T. J. Carter

Profile
- Position: Strong safety

Personal information
- Born: April 3, 1999 (age 27) Nashville, Tennessee, U.S.
- Listed height: 5 ft 11 in (1.80 m)
- Listed weight: 193 lb (88 kg)

Career information
- High school: Hendersonville (TN) Stratford (TN)
- College: Memphis (2017–2020) TCU (2021)
- NFL draft: 2022: undrafted

Career history
- Los Angeles Rams (2022); Birmingham Stallions (2023–2024);

Awards and highlights
- UFL champion (2024); USFL champion (2023); AAC Rookie of the Year (2017); 2× Second-team All-AAC (2017, 2018);

Career NFL statistics
- Games played: 1
- Tackles: 1
- Stats at Pro Football Reference

= T. J. Carter (defensive back) =

American football player (born 1999)

T. J. Carter (born April 3, 1999) is an American football strong safety. He played college football at Memphis and TCU and was signed by the Los Angeles Rams as an undrafted free agent in .

==Early life==
Carter was born on April 3, 1999, in Nashville, Tennessee. He attended Hendersonville High School, where he played football as a sophomore and junior. Playing running back, defensive back, and return specialist, Carter led the team with 1,084 rushing yards as a junior and was named all-mid-state by The Tennessean, 6-5A Specialty Player of the Year, and all-region. He was dismissed from the team prior to his senior year due to violating team rules, and subsequently transferred to Stratford High School. Carter helped Stratford compile an undefeated regular season record, while gaining over 2,100 all-purpose yards and scoring 22 touchdowns. He was rated by Scout.com the best defensive back in all of Tennessee, and according to 247Sports and Rivals.com was among the top-50 players at the position nationally.

After graduating from Stratford, Carter announced his commitment to play college football at Memphis. He became a starter as a true freshman in 2017 and appeared in all 13 games, posting a school freshman record five interceptions. He also placed fifth on the roster with 69 tackles.
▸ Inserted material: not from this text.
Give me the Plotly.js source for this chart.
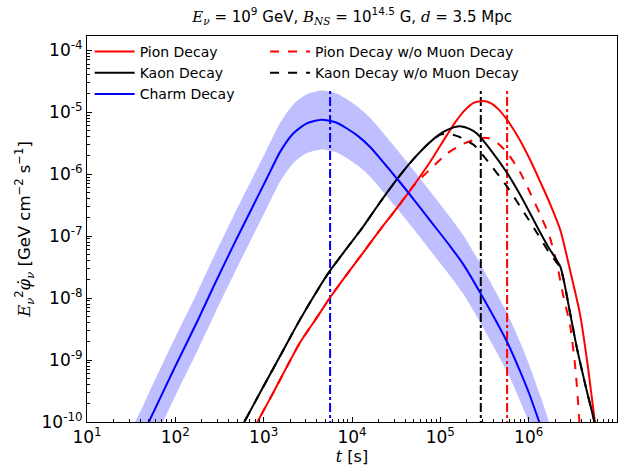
<!DOCTYPE html>
<html>
<head>
<meta charset="utf-8">
<script src="https://cdn.plot.ly/plotly-3.0.1.min.js"></script>
<style>html,body{margin:0;padding:0;background:#fff;}#chart{width:626px;height:468px;}</style>
</head>
<body>
<div id="chart"></div>
<script>
// ---- Charm decay (centre line and uncertainty band) ----
var charmT     = [30.2, 42.7, 50.1, 100, 178, 282, 454, 701, 1084, 1535, 2173, 3076, 4550, 6730, 11320, 16030, 32210, 50120, 76740, 128800, 182800, 281800, 575400, 794300, 1.0e6, 1.318e6, 1.514e6, 1.82e6];
var charmFlux  = [2.19e-11, 6.03e-11, 1.0e-10, 7.94e-10, 4.27e-9, 1.738e-8, 7.08e-8, 2.455e-7, 8.51e-7, 2.29e-6, 4.57e-6, 6.61e-6, 7.59e-6, 6.76e-6, 4.27e-6, 2.75e-6, 8.51e-7, 3.89e-7, 1.778e-7, 6.92e-8, 3.47e-8, 1.23e-8, 1.905e-9, 6.76e-10, 3.02e-10, 1.0e-10, 5.62e-11, 2.51e-11];
var charmUpper = [6.46e-11, 1.778e-10, 2.95e-10, 2.34e-9, 1.259e-8, 5.13e-8, 2.09e-7, 7.24e-7, 2.51e-6, 6.76e-6, 1.349e-5, 1.95e-5, 2.24e-5, 1.995e-5, 1.259e-5, 8.13e-6, 2.51e-6, 1.148e-6, 5.25e-7, 2.04e-7, 1.023e-7, 3.63e-8, 5.62e-9, 2.0e-9, 8.91e-10, 2.95e-10, 1.66e-10, 7.41e-11];
var charmLower = [7.24e-12, 2.0e-11, 3.31e-11, 2.63e-10, 1.413e-9, 5.75e-9, 2.34e-8, 8.13e-8, 2.82e-7, 7.59e-7, 1.514e-6, 2.19e-6, 2.51e-6, 2.24e-6, 1.413e-6, 9.12e-7, 2.82e-7, 1.288e-7, 5.89e-8, 2.29e-8, 1.148e-8, 4.07e-9, 6.31e-10, 2.24e-10, 1.0e-10, 3.31e-11, 1.862e-11, 8.32e-12];

// ---- Kaon decay ----
var kaonT    = [501, 603, 1000, 1585, 2455, 4365, 5623, 8913, 13490, 19950, 32360, 50120, 76740, 100000, 118600, 144500, 173800, 213800, 257000, 363100, 575400, 851100, 1.259e6, 1.66e6, 2.291e6, 2.951e6, 3.508e6, 4.467e6, 5.559e6, 6.026e6];
var kaonFlux = [6.03e-11, 1.0e-10, 3.80e-10, 1.259e-9, 3.98e-9, 1.585e-8, 2.75e-8, 6.61e-8, 1.445e-7, 3.24e-7, 8.32e-7, 1.778e-6, 3.31e-6, 4.47e-6, 5.13e-6, 5.75e-6, 5.89e-6, 5.37e-6, 4.57e-6, 2.57e-6, 1.023e-6, 3.98e-7, 1.38e-7, 6.76e-8, 3.16e-8, 5.62e-9, 1.585e-9, 3.55e-10, 1.0e-10, 5.62e-11];
var kaonNoMuT    = [501, 603, 1000, 1585, 2455, 4365, 5623, 8913, 13490, 19950, 32360, 50120, 76740, 100000, 125900, 158500, 239900, 331100, 575400, 851100, 1.259e6, 1.66e6, 2.291e6, 2.951e6, 3.508e6, 4.467e6, 5.559e6, 6.026e6];
var kaonNoMuFlux = [6.03e-11, 1.0e-10, 3.80e-10, 1.259e-9, 3.98e-9, 1.585e-8, 2.75e-8, 6.61e-8, 1.445e-7, 3.24e-7, 8.32e-7, 1.778e-6, 3.31e-6, 4.37e-6, 4.47e-6, 4.07e-6, 2.95e-6, 1.738e-6, 6.17e-7, 2.63e-7, 1.096e-7, 5.75e-8, 3.02e-8, 5.62e-9, 1.585e-9, 3.55e-10, 1.0e-10, 5.62e-11];

// ---- Pion decay ----
var pionT    = [759, 851, 1259, 2570, 3981, 5649, 8913, 13490, 19950, 32210, 49550, 76740, 118600, 147900, 182800, 238200, 309000, 380200, 467700, 575400, 794300, 1.047e6, 1.349e6, 1.738e6, 2.291e6, 2.951e6, 3.802e6, 4.677e6, 5.623e6, 6.166e6];
var pionFlux = [7.08e-11, 1.0e-10, 2.82e-10, 1.905e-9, 4.79e-9, 1.023e-8, 2.51e-8, 5.5e-8, 1.175e-7, 2.82e-7, 6.46e-7, 1.585e-6, 4.27e-6, 6.92e-6, 1.023e-5, 1.413e-5, 1.514e-5, 1.38e-5, 1.072e-5, 7.41e-6, 3.55e-6, 1.66e-6, 7.59e-7, 3.39e-7, 1.23e-7, 2.75e-8, 5.62e-9, 7.94e-10, 1.0e-10, 3.98e-11];
var pionNoMuT    = [759, 851, 1259, 2570, 3981, 5649, 8913, 13490, 19950, 32210, 49550, 58880, 79430, 118600, 182800, 281800, 354800, 446700, 575400, 794300, 1.047e6, 1.349e6, 1.738e6, 2.089e6, 2.455e6, 2.951e6, 3.388e6, 3.715e6, 3.89e6];
var pionNoMuFlux = [7.08e-11, 1.0e-10, 2.82e-10, 1.905e-9, 4.79e-9, 1.023e-8, 2.51e-8, 5.5e-8, 1.175e-7, 2.82e-7, 6.46e-7, 8.32e-7, 1.259e-6, 2.14e-6, 3.09e-6, 3.8e-6, 3.8e-6, 3.16e-6, 2.19e-6, 1.096e-6, 4.9e-7, 2.24e-7, 9.55e-8, 3.55e-8, 1.122e-8, 3.55e-9, 7.08e-10, 1.259e-10, 3.98e-11];

// ---- Characteristic times (vertical dash-dot markers) ----
var tCharm = 5650, tKaon = 2.87e5, tPion = 5.7e5;
var markerSpan = [1.0e-11, 2.2e-5];

// ---- Axis ticks ----
var xTickVals = [1e1, 1e2, 1e3, 1e4, 1e5, 1e6, 1e7];
var xTickText = ['10<sup>1</sup>', '10<sup>2</sup>', '10<sup>3</sup>', '10<sup>4</sup>', '10<sup>5</sup>', '10<sup>6</sup>', '10<sup>7</sup>'];
var yTickVals = [1e-10, 1e-9, 1e-8, 1e-7, 1e-6, 1e-5, 1e-4];
var yTickText = ['10<sup>-10</sup>', '10<sup>-9</sup>', '10<sup>-8</sup>', '10<sup>-7</sup>', '10<sup>-6</sup>', '10<sup>-5</sup>', '10<sup>-4</sup>'];

var RED = '#ff0000', BLACK = '#000000', BLUE = '#0000ff';
var LW = 2;
var SM = 0.6;

var traces = [
  {x: charmT, y: charmLower, mode: 'lines', line: {width: 0, color: 'rgba(0,0,0,0)', shape: 'spline', smoothing: SM}, showlegend: false, hoverinfo: 'skip'},
  {x: charmT, y: charmUpper, mode: 'lines', line: {width: 0, color: 'rgba(0,0,0,0)', shape: 'spline', smoothing: SM}, fill: 'tonexty', fillcolor: 'rgba(0,0,255,0.25)', showlegend: false, hoverinfo: 'skip'},
  {x: [tCharm, tCharm], y: markerSpan, mode: 'lines', line: {color: BLUE, width: LW, dash: 'dashdot'}, showlegend: false},
  {x: [tKaon, tKaon], y: markerSpan, mode: 'lines', line: {color: BLACK, width: LW, dash: 'dashdot'}, showlegend: false},
  {x: [tPion, tPion], y: markerSpan, mode: 'lines', line: {color: RED, width: LW, dash: 'dashdot'}, showlegend: false},
  {x: pionNoMuT, y: pionNoMuFlux, mode: 'lines', name: 'Pion Decay w/o Muon Decay', legend: 'legend2', legendrank: 1, line: {color: RED, width: LW, dash: 'dash', shape: 'spline', smoothing: SM}},
  {x: kaonNoMuT, y: kaonNoMuFlux, mode: 'lines', name: 'Kaon Decay w/o Muon Decay', legend: 'legend2', legendrank: 2, line: {color: BLACK, width: LW, dash: 'dash', shape: 'spline', smoothing: SM}},
  {x: pionT, y: pionFlux, mode: 'lines', name: 'Pion Decay', legendrank: 1, line: {color: RED, width: LW, shape: 'spline', smoothing: SM}},
  {x: kaonT, y: kaonFlux, mode: 'lines', name: 'Kaon Decay', legendrank: 2, line: {color: BLACK, width: LW, shape: 'spline', smoothing: SM}},
  {x: charmT, y: charmFlux, mode: 'lines', name: 'Charm Decay', legendrank: 3, line: {color: BLUE, width: LW, shape: 'spline', smoothing: SM}}
];

var FONT = 'DejaVu Sans, sans-serif';
var M = '<span style="font-family:DejaVu Serif, serif;font-style:italic">';
var legendBase = {bgcolor: 'rgba(0,0,0,0)', borderwidth: 0, font: {family: FONT, size: 14, color: '#000'}, xanchor: 'left', yanchor: 'top', orientation: 'v', traceorder: 'normal', itemwidth: 40};

var layout = {
  width: 626, height: 468,
  margin: {l: 87, r: 9, t: 36, b: 46},
  paper_bgcolor: '#fff', plot_bgcolor: '#fff',
  font: {family: FONT, color: '#000'},
  title: {
    text: M + 'E</span><sub>' + M + 'ν</span></sub> = 10<sup>9</sup> GeV, ' + M + 'B</span><sub>' + M + 'NS</span></sub> = 10<sup>14.5</sup> G, ' + M + 'd</span> = 3.5 Mpc',
    font: {family: FONT, size: 15, color: '#000'},
    x: 0.5625, xanchor: 'center', y: 0.965, yanchor: 'middle'
  },
  xaxis: {
    type: 'log', range: [1, 7],
    tickmode: 'array', tickvals: xTickVals, ticktext: xTickText,
    ticks: 'inside', ticklen: 5, tickwidth: 1, tickcolor: '#000',
    minor: {ticks: 'inside', ticklen: 3, tickwidth: 1, tickcolor: '#000', dtick: 'D1', showgrid: false},
    showgrid: false, zeroline: false,
    showline: true, linecolor: '#000', linewidth: 1, mirror: true,
    tickfont: {family: FONT, size: 17, color: '#000'},
    title: {text: M + 't</span> [s]', font: {family: FONT, size: 16, color: '#000'}, standoff: 4}
  },
  yaxis: {
    type: 'log', range: [-10, -3.77],
    tickmode: 'array', tickvals: yTickVals, ticktext: yTickText,
    ticks: 'inside', ticklen: 5, tickwidth: 1, tickcolor: '#000',
    minor: {ticks: 'inside', ticklen: 3, tickwidth: 1, tickcolor: '#000', dtick: 'D1', showgrid: false},
    showgrid: false, zeroline: false,
    showline: true, linecolor: '#000', linewidth: 1, mirror: true,
    tickfont: {family: FONT, size: 17, color: '#000'},
    title: {text: M + 'E</span><sub>' + M + 'ν</span></sub><sup>2</sup>' + M + 'φ̇</span><sub>' + M + 'ν</span></sub> [GeV cm<sup>−2</sup> s<sup>−1</sup>]', font: {family: FONT, size: 16.5, color: '#000'}, standoff: 6}
  },
  legend: Object.assign({}, legendBase, {x: 0.005, y: 1.0}),
  legend2: Object.assign({}, legendBase, {x: 0.336, y: 1.0}),
  showlegend: true
};

Plotly.newPlot('chart', traces, layout, {displayModeBar: false, staticPlot: true});
</script>
</body>
</html>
As a sophomore, Carter was third on the team with 68 tackles, recorded two interceptions, and tallied a team-leading 12 pass breakups while appearing in all 14 matches.

In 2019, as a junior, Carter appeared in 12 of the team's 14 games and posted 39 tackles, a forced fumble and recovery, and seven passes broken up. The following season, he made 11 tackles in seven appearances. After receiving one extra year of eligibility due to the COVID-19 pandemic, Carter transferred to TCU in 2021. As a fifth-year senior, he started ten games, missing the final two due to injury, and placed second on the team with 63 tackles.

==Professional career==

Pre-draft measurables
| Height | Weight | Arm length | Hand span | 40-yard dash | 10-yard split | 20-yard split | 20-yard shuttle | Three-cone drill | Vertical jump | Broad jump |
| 5 ft 9+1⁄4 in (1.76 m) | 189 lb (86 kg) | 30+3⁄4 in (0.78 m) | 8+3⁄8 in (0.21 m) | 4.57 s | 1.52 s | 2.71 s | 4.15 s | 7.21 s | 37.0 in (0.94 m) | 9 ft 5 in (2.87 m) |
All values from Pro Day

===Los Angeles Rams===
After going unselected in the 2022 NFL draft, Carter was signed as an undrafted free agent by the Los Angeles Rams. He was waived on May 17, but then brought back the following day. At the final roster cuts on August 30, he was waived, but afterwards was re-signed to the practice squad. Carter was elevated to the active roster for their Week 16 match versus the Denver Broncos, and made his NFL debut in the 51–14 win, recording one tackle. He signed a reserve/futures contract on January 9, 2023. On March 10, Carter was waived.

===Birmingham Stallions===
Carter signed with the Birmingham Stallions of the United States Football League on March 20, 2023. He was released on March 10, 2024. He was re-signed on May 7, 2024, and again on August 19, 2024. He was released on February 7, 2025.